REQUIREMENTS
Find, in the records below, the line that contains "Reproduce this chart with Plotly." and the line that contains "kagra_lO = [0.5, -3.14, -4.24, -4.86, -3.69, -1.33, 0.5]". Copy those two lines and everything between them exactly, but not the pictures.
▶
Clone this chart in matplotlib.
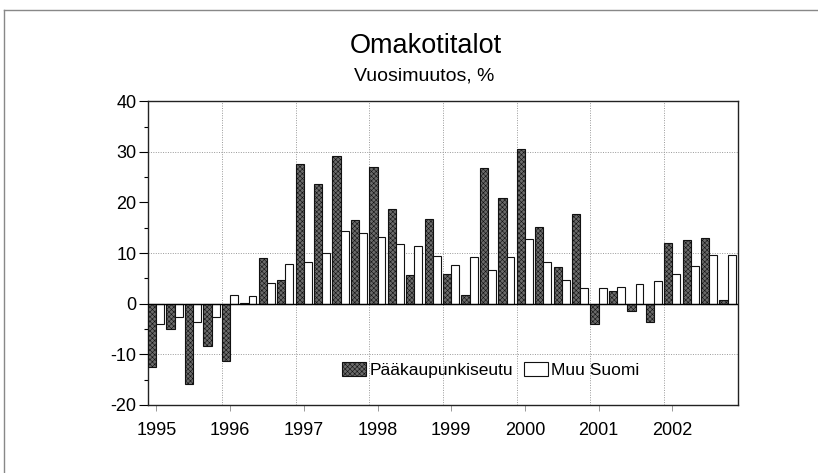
#!/usr/bin/python
# -*- coding: UTF-8 -*-
"""Omakotitalot, vuosimuutos % neljännesvuosittain 1995-2002"""

import matplotlib
matplotlib.use('Agg')
import matplotlib.pyplot as plt
from matplotlib.lines import Line2D
import numpy as np

plt.rcParams['font.family'] = ['Liberation Sans Narrow', 'Liberation Sans', 'DejaVu Sans']
plt.rcParams['hatch.linewidth'] = 0.4
plt.rcParams['axes.unicode_minus'] = False

vuodet = ['1995', '1996', '1997', '1998', '1999', '2000', '2001', '2002']

# neljännesvuodet 1995Q1 ... 2002Q4
paakaupunkiseutu = [-12.6, -5.0, -15.9, -8.4,
                    -11.4, 0.2, 9.1, 4.7,
                    27.6, 23.6, 29.1, 16.5,
                    27.0, 18.7, 5.7, 16.7,
                    5.9, 1.8, 26.8, 20.9,
                    30.5, 15.1, 7.2, 17.7,
                    -4.1, 2.6, -1.4, -3.6,
                    11.9, 12.6, 12.9, 0.7]
muu_suomi = [-4.0, -2.7, -3.6, -2.7,
             1.8, 1.6, 4.0, 7.9,
             8.2, 10.1, 14.4, 13.9,
             13.1, 11.8, 11.4, 9.5,
             7.6, 9.2, 6.7, 9.2,
             12.7, 8.3, 4.6, 3.1,
             3.0, 3.3, 3.9, 4.5,
             5.9, 7.4, 9.7, 9.6]


def piirra(ax):
    n = len(paakaupunkiseutu)
    x = np.arange(n)
    leveys = 0.45
    ax.bar(x, paakaupunkiseutu, width=leveys, align='edge', color='#6a6a6a',
           edgecolor='#111111', linewidth=0.8, hatch='xxxxxxx', label='Pääkaupunkiseutu', zorder=3)
    ax.bar(x + leveys, muu_suomi, width=0.43, align='edge', color='white',
           edgecolor='#111111', linewidth=0.8, label='Muu Suomi', zorder=3)
    ax.axhline(0, color='black', linewidth=1.0, zorder=4)

    ax.set_xlim(0, n)
    ax.set_ylim(-20, 40)
    ax.set_xticks(np.arange(0, n, 4) + leveys)
    ax.set_xticklabels(vuodet)
    ax.set_yticks(np.arange(-20, 41, 10))
    ax.set_yticks(np.arange(-15, 40, 10), minor=True)
    ax.tick_params(axis='y', which='major', direction='out', length=6.5, width=0.8,
                   labelsize=13, pad=2)
    ax.tick_params(axis='y', which='minor', direction='out', length=3, width=0.8)
    ax.tick_params(axis='x', direction='out', length=4, width=0.6, color='#888888',
                   labelsize=13, pad=8)

    for g in range(4, n, 4):
        ax.axvline(g, color='#999999', linewidth=0.7, linestyle=(0, (1, 1.5)), zorder=1)
    for g in (-10, 10, 30):
        ax.axhline(g, color='#999999', linewidth=0.7, linestyle=(0, (1, 1.5)), zorder=1)

    for s in ax.spines.values():
        s.set_linewidth(1.0)
        s.set_color('#222222')

    ax.legend(loc='center', bbox_to_anchor=(0.581, 0.115), ncol=2, frameon=False,
              fontsize=12.5, handlelength=1.4, handleheight=0.85, handletextpad=0.2,
              columnspacing=0.6)


if __name__ == '__main__':
    fig = plt.figure(figsize=(8.18, 4.73), dpi=100)
    ax = fig.add_axes([0.181, 0.144, 0.721, 0.642])
    piirra(ax)

    fig.text(0.520, 0.903, 'Omakotitalot', ha='center', va='center', fontsize=19.5)
    fig.text(0.519, 0.840, 'Vuosimuutos, %', ha='center', va='center', fontsize=14)

    # skannatun sivun reunaviivat
    fig.add_artist(Line2D([0.005, 1.0], [0.979, 0.979], color='#888888', linewidth=1.0))
    fig.add_artist(Line2D([0.005, 0.005], [0.0, 0.979], color='#888888', linewidth=1.0))

    fig.savefig('out.png', dpi=100)
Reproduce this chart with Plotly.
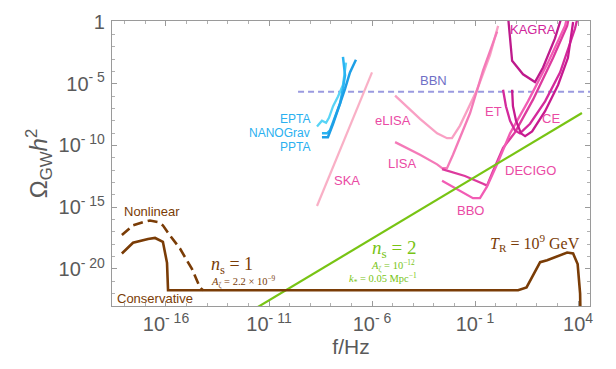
import numpy as np
import plotly.graph_objects as go

# ---- data (log10 f [Hz], log10 Omega_GW h^2) ----
cons_lf = [-18.14, -17.6, -16.87, -16.53, -16.15, -15.95, -15.9, 1.09, 1.5, 2.16, 2.5, 3.0, 3.47, 3.76, 3.98, 4.1, 4.12]
cons_lO = [-18.75, -17.88, -17.57, -17.49, -17.8, -19.5, -21.73, -21.73, -21.5, -19.45, -19.3, -19.0, -18.67, -18.75, -19.6, -22.0, -24.0]

nonlin_lf = [-18.14, -17.6, -17.1, -16.78, -16.4, -16.15, -15.8, -15.32, -14.74, -14.35, -14.2]
nonlin_lO = [-17.25, -16.47, -16.2, -16.08, -16.2, -16.47, -17.3, -18.35, -20.0, -21.5, -21.73]

green_lf = [-11.6, 4.19]
green_lO = [-23.14, -7.37]

bbn_lf = [-9.59, 4.58]
bbn_lO = [-5.65, -5.65]

ska_lf = [-8.67, -6.0]
ska_lO = [-14.9, -4.08]

epta_lf = [-8.67, -8.43, -8.23, -8.09, -7.89, -7.65, -7.41, -7.26]
epta_lO = [-8.47, -8.0, -8.16, -7.76, -6.82, -6.04, -5.10, -3.29]

nano_lf = [-8.43, -8.18, -8.04, -7.80, -7.55, -7.41, -7.31, -7.41]
nano_lO = [-9.02, -9.02, -8.78, -7.76, -6.59, -5.41, -4.31, -2.82]

ppta_lf = [-8.43, -8.14, -7.89, -7.55, -7.31, -7.07, -6.78]
ppta_lO = [-9.33, -9.33, -8.24, -6.67, -5.41, -4.08, -3.06]

elisa_lf = [-4.88, -3.67, -2.84, -2.36, -2.12, -1.73, -0.90, -0.27, 0.12]
elisa_lO = [-5.96, -7.84, -9.02, -9.41, -9.41, -8.39, -5.49, -2.67, -0.31]

lisa_lf = [-4.88, -3.67, -2.84, -2.60, -2.36, -2.07, -1.24, -0.61, 0.07]
lisa_lO = [-9.73, -10.75, -11.53, -11.84, -11.84, -10.75, -7.37, -3.92, -0.78]

decigo_lf = [-2.60, -1.49, -0.61, -0.42, -0.13, 0.36, 0.94, 1.82, 2.79, 3.47, 3.56]
decigo_lO = [-11.92, -12.47, -13.10, -13.25, -12.08, -10.20, -8.94, -6.27, -2.90, -0.31, 0.4]

bbo_lf = [-2.60, -1.10, -0.76, -0.42, 0.07, 0.70, 1.57, 2.54, 3.37, 3.47]
bbo_lO = [-12.86, -14.27, -14.27, -13.33, -11.53, -9.02, -6.43, -3.29, -0.31, 0.4]

kagra_lf = [0.60, 0.80, 1.33, 1.91, 2.30, 2.88, 3.22]
kagra_lO = [0.5, -3.14, -4.24, -4.86, -3.69, -1.33, 0.5]

et_lf = [0.36, 0.50, 0.70, 0.94, 1.18, 1.67, 2.40, 3.13, 3.85, 4.0]
et_lO = [-5.49, -6.82, -8.0, -8.78, -9.02, -8.24, -6.43, -4.08, -0.55, 0.5]

ce_lf = [0.80, 0.84, 0.99, 1.23, 1.43, 1.77, 2.40, 3.03, 3.51, 3.76]
ce_lO = [-5.49, -6.82, -8.0, -9.02, -9.25, -8.86, -7.22, -5.10, -2.90, 0.0]

x_tick_exp = [-16, -11, -6, -1, 4]
y_tick_exp = [-20, -15, -10, -5, 0]
x_ticktext = ["10<sup>- 16</sup>", "10<sup>- 11</sup>", "10<sup>- 6</sup>", "10<sup>- 1</sup>", "10<sup>4</sup>"]
y_ticktext = ["10<sup>- 20</sup>", "10<sup>- 15</sup>", "10<sup>- 10</sup>", "10<sup>- 5</sup>", "1"]

BROWN = "#7a3c06"
GREEN = "#78c414"

def p(v):
    return [10.0 ** a for a in v]

fig = go.Figure()

def line(lf, lO, color, width=2.2, dash=None):
    fig.add_trace(go.Scatter(x=p(lf), y=p(lO), mode="lines",
                             line=dict(color=color, width=width, dash=dash),
                             hoverinfo="skip", showlegend=False))

line(bbn_lf, bbn_lO, "#9a9ae0", 2.2, "6px,4px")
line(ska_lf, ska_lO, "#f9b0c6", 2.2)
line(epta_lf, epta_lO, "#58d4f6", 2.3)
line(nano_lf, nano_lO, "#2ab4f2", 2.5)
line(ppta_lf, ppta_lO, "#1d9fe6", 2.5)
line(elisa_lf, elisa_lO, "#f9a0c4", 2.3)
line(lisa_lf, lisa_lO, "#f47ab8", 2.3)
line(decigo_lf, decigo_lO, "#dd3a9e", 2.3)
line(bbo_lf, bbo_lO, "#f25cb4", 2.3)
line(kagra_lf, kagra_lO, "#be1a8c", 2.3)
line(et_lf, et_lO, "#d42a9c", 2.3)
line(ce_lf, ce_lO, "#c71a90", 2.3)
line(green_lf, green_lO, GREEN, 2.2)
line(nonlin_lf, nonlin_lO, BROWN, 2.6, "10px,5px")
line(cons_lf, cons_lO, BROWN, 2.6)

def label(x, y, text, color, size=13, xanchor="center", family="Liberation Sans"):
    fig.add_annotation(x=x, y=y, text=text, showarrow=False, xanchor=xanchor,
                       yanchor="middle", font=dict(color=color, size=size, family=family))

label(1.82, -0.63, "KAGRA", "#d0249a")
label(-3.04, -4.71, "BBN", "#6f6fc6")
label(-8.91, -7.88, "EPTA", "#2ab0f0", 12, xanchor="right")
label(-8.91, -8.95, "NANOGrav", "#2ab0f0", 12, xanchor="right")
label(-8.91, -10.15, "PPTA", "#2ab0f0", 12, xanchor="right")
label(-7.21, -12.86, "SKA", "#ea4aa4")
label(-4.98, -8.0, "eLISA", "#ea4aa4")
label(-4.54, -11.45, "LISA", "#ea4aa4")
label(-0.08, -7.22, "ET", "#ea4aa4")
label(2.69, -7.84, "CE", "#ea4aa4")
label(1.67, -12.0, "DECIGO", "#ea4aa4")
label(-1.24, -15.29, "BBO", "#ea4aa4")
label(-16.68, -15.37, "Nonlinear", BROWN)
label(-16.53, -22.43, "Conservative", BROWN)

SERIF = "Liberation Serif"
label(-13.9, -19.7, "<i>n</i><sub>s</sub> = 1", BROWN, 18, "left", SERIF)
label(-13.9, -21.05, "<i>A</i><sub>ζ</sub> = 2.2 × 10<sup>−9</sup>", BROWN, 10.5, "left", SERIF)
label(-3.75, -18.4, "<i>n</i><sub>s</sub> = 2", GREEN, 19, "right", SERIF)
label(-3.8, -19.72, "<i>A</i><sub>ζ</sub> = 10<sup>−12</sup>", GREEN, 10.5, "right", SERIF)
label(-3.7, -20.78, "<i>k</i><sub>*</sub> = 0.05 Mpc<sup>−1</sup>", GREEN, 10.5, "right", SERIF)
label(4.2, -17.88, "<i>T</i><sub>R</sub> = 10<sup>9</sup> GeV", BROWN, 16, "right", SERIF)

axis_common = dict(showline=True, linecolor="#9a9a9a", linewidth=1.2, mirror="ticks",
                   ticks="inside", ticklen=5, tickcolor="#9a9a9a", showgrid=False,
                   zeroline=False, tickfont=dict(family="Liberation Sans", size=20, color="#5a5a5a"))

minor_x = [10.0 ** e for e in range(-18, 5) if e not in x_tick_exp]
minor_y = [10.0 ** e for e in range(-22, 1) if e not in y_tick_exp]

fig.update_xaxes(type="log", range=[-18.62, 4.58],
                 tickvals=[10.0 ** e for e in x_tick_exp], ticktext=x_ticktext,
                 minor=dict(tickvals=minor_x, ticks="inside", ticklen=3, tickcolor="#b0b0b0"),
                 title=dict(text="f/Hz", font=dict(family="Liberation Sans", size=21, color="#5a5a5a"), standoff=4),
                 **axis_common)
fig.update_yaxes(type="log", range=[-23.0, 0.08],
                 tickvals=[10.0 ** e for e in y_tick_exp], ticktext=y_ticktext,
                 minor=dict(tickvals=minor_y, ticks="inside", ticklen=3, tickcolor="#b0b0b0"),
                 title=dict(text="Ω<sub>GW</sub><i>h</i><sup>2</sup>", font=dict(family="Liberation Sans", size=24, color="#5a5a5a"), standoff=4),
                 ticklabelstandoff=2,
                 **axis_common)

fig.update_layout(width=616, height=369, margin=dict(l=112, r=26, t=11, b=63),
                  paper_bgcolor="white", plot_bgcolor="white", showlegend=False)

fig.write_html("out.html")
◀
EXERCISE ANSWER
Reproduce this chart with Plotly.
import numpy as np
import plotly.graph_objects as go

# ---- data (log10 f [Hz], log10 Omega_GW h^2) ----
cons_lf = [-18.14, -17.6, -16.87, -16.53, -16.15, -15.95, -15.9, 1.09, 1.5, 2.16, 2.5, 3.0, 3.47, 3.76, 3.98, 4.1, 4.12]
cons_lO = [-18.75, -17.88, -17.57, -17.49, -17.8, -19.5, -21.73, -21.73, -21.5, -19.45, -19.3, -19.0, -18.67, -18.75, -19.6, -22.0, -24.0]

nonlin_lf = [-18.14, -17.6, -17.1, -16.78, -16.4, -16.15, -15.8, -15.32, -14.74, -14.35, -14.2]
nonlin_lO = [-17.25, -16.47, -16.2, -16.08, -16.2, -16.47, -17.3, -18.35, -20.0, -21.5, -21.73]

green_lf = [-11.6, 4.19]
green_lO = [-23.14, -7.37]

bbn_lf = [-9.59, 4.58]
bbn_lO = [-5.65, -5.65]

ska_lf = [-8.67, -6.0]
ska_lO = [-14.9, -4.08]

epta_lf = [-8.67, -8.43, -8.23, -8.09, -7.89, -7.65, -7.41, -7.26]
epta_lO = [-8.47, -8.0, -8.16, -7.76, -6.82, -6.04, -5.10, -3.29]

nano_lf = [-8.43, -8.18, -8.04, -7.80, -7.55, -7.41, -7.31, -7.41]
nano_lO = [-9.02, -9.02, -8.78, -7.76, -6.59, -5.41, -4.31, -2.82]

ppta_lf = [-8.43, -8.14, -7.89, -7.55, -7.31, -7.07, -6.78]
ppta_lO = [-9.33, -9.33, -8.24, -6.67, -5.41, -4.08, -3.06]

elisa_lf = [-4.88, -3.67, -2.84, -2.36, -2.12, -1.73, -0.90, -0.27, 0.12]
elisa_lO = [-5.96, -7.84, -9.02, -9.41, -9.41, -8.39, -5.49, -2.67, -0.31]

lisa_lf = [-4.88, -3.67, -2.84, -2.60, -2.36, -2.07, -1.24, -0.61, 0.07]
lisa_lO = [-9.73, -10.75, -11.53, -11.84, -11.84, -10.75, -7.37, -3.92, -0.78]

decigo_lf = [-2.60, -1.49, -0.61, -0.42, -0.13, 0.36, 0.94, 1.82, 2.79, 3.47, 3.56]
decigo_lO = [-11.92, -12.47, -13.10, -13.25, -12.08, -10.20, -8.94, -6.27, -2.90, -0.31, 0.4]

bbo_lf = [-2.60, -1.10, -0.76, -0.42, 0.07, 0.70, 1.57, 2.54, 3.37, 3.47]
bbo_lO = [-12.86, -14.27, -14.27, -13.33, -11.53, -9.02, -6.43, -3.29, -0.31, 0.4]

kagra_lf = [0.60, 0.80, 1.33, 1.91, 2.30, 2.88, 3.22]
kagra_lO = [0.5, -3.14, -4.24, -4.86, -3.69, -1.33, 0.5]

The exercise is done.